On 5/18/16 9:47 PM, Eric Dumazet wrote:
On Wed, 2016-05-18 at 21:02 -0600, David Ahern wrote:
On 5/18/16 6:55 PM, Lorenzo Colitti wrote:
On Wed, May 18, 2016 at 3:35 AM, <subas...@codeaurora.org> wrote:
Would it be acceptable to have a separate column which displays the result of
the sock destroy operation per socket.
State ... Killed
ESTAB Y
TIME_WAIT N
Fine by me, but... what problem are we trying to address? People who
compile their own kernels and don't turn CONFIG_INET_DIAG_DESTROY, and
then are confused why it doesn't work? Seems like we could fix that by
turning CONFIG_INET_DIAG_DESTROY on by default. CCing the people who
commented on the original SOCK_DESTROY patch to see if they have
opinions.
The problem is proper feedback to a user. If the kernel supports an
action but the action is not enabled the user should get some message to
that fact. Doing nothing and exiting 0 is just wrong.

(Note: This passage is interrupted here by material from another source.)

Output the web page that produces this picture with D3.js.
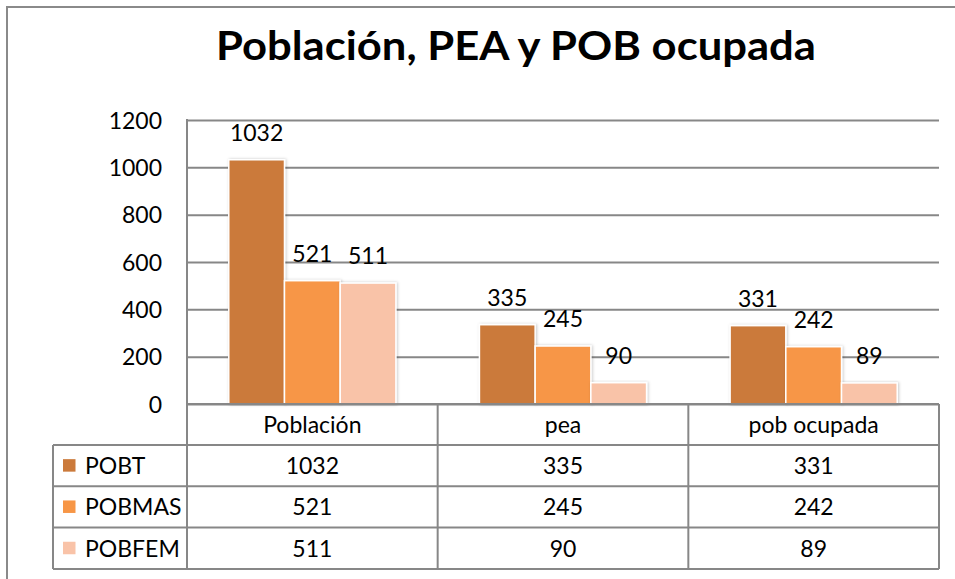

So, lets say the filter found 123456 sockets matching the filter, and
12345 could be killed
What would be exit status of ss command ?
Again, I could care less if the exit status is 0 if the user is given "A
request failed b/c operations is not supported" message. That is feedback.
In this case, there is no black/white answer.
It looks like you have specific needs, you should probably add an option
to ss to have a specific behavior.
But saying current behavior is 'wrong' is subjective.
You think it is ok to send a request to the kernel, the kernel says "I
can't do it" and the command says nothing to the user? That is current
behavior. How on Earth is that acceptable?
I believe my last proposal is that that user gets a single "I could not
do what you asked" message and nice little summary:
N sockets closed
M sockets failed
If M = total number of sockets then perhaps there is a bigger problem --
like a config option is not enabled.